Enceladus: Astrobiology Revisited

Abstract

AbstractAstrobiology research seeks to understand how life begins and evolves, and to determine whether life exist elsewhere in the universe. The discovery of diverse ocean worlds has significantly expanded the number of planetary bodies in the Solar System that could potentially contain life. Of the recognized ocean worlds, Saturn's moon Enceladus stands out because it appears to meet all requirements to sustain life. For that reason, robotic mission concepts are being developed to determine whether Enceladus' ocean is inhabited. The theory of organic chemical evolution (OCE) represents an ideal framework to guide this exploration strategy, articulating investigations and associated measurements of organic matter in the subsurface ocean. Within this reference frame, the immediate priority with the lowest science risk would be to understand molecular and structural properties of bulk organic matter in the ocean, and search for metabolic precursors and biochemical building blocks, both free and bound.

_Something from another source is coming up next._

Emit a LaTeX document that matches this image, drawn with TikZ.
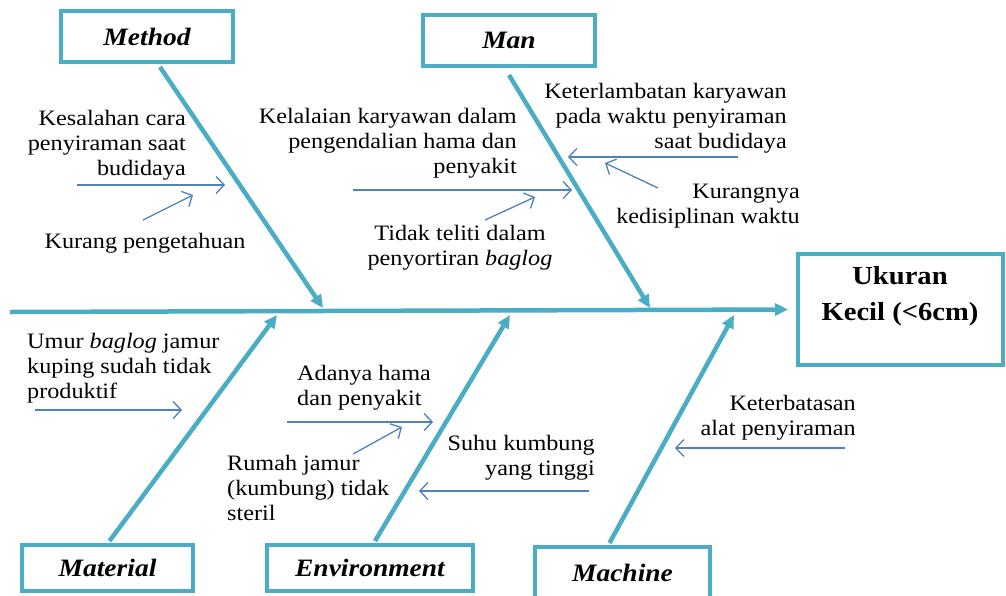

This could be supplemented with “high‐risk, high‐reward” searches for functional polymers, catalytic activity, and cell‐like objects with traits indicative of evolutionary adaptations. The theory of OCE provides a robust scientific foundation for the astrobiological exploration of ocean worlds, fostering a productive path to discovery with lower mission risk that could be implemented with existing technology. Strong synergies between astrobiology and Earth‐bound research could ensue from this exploration strategy particularly in the context of terrestrial analog studies and laboratory simulations.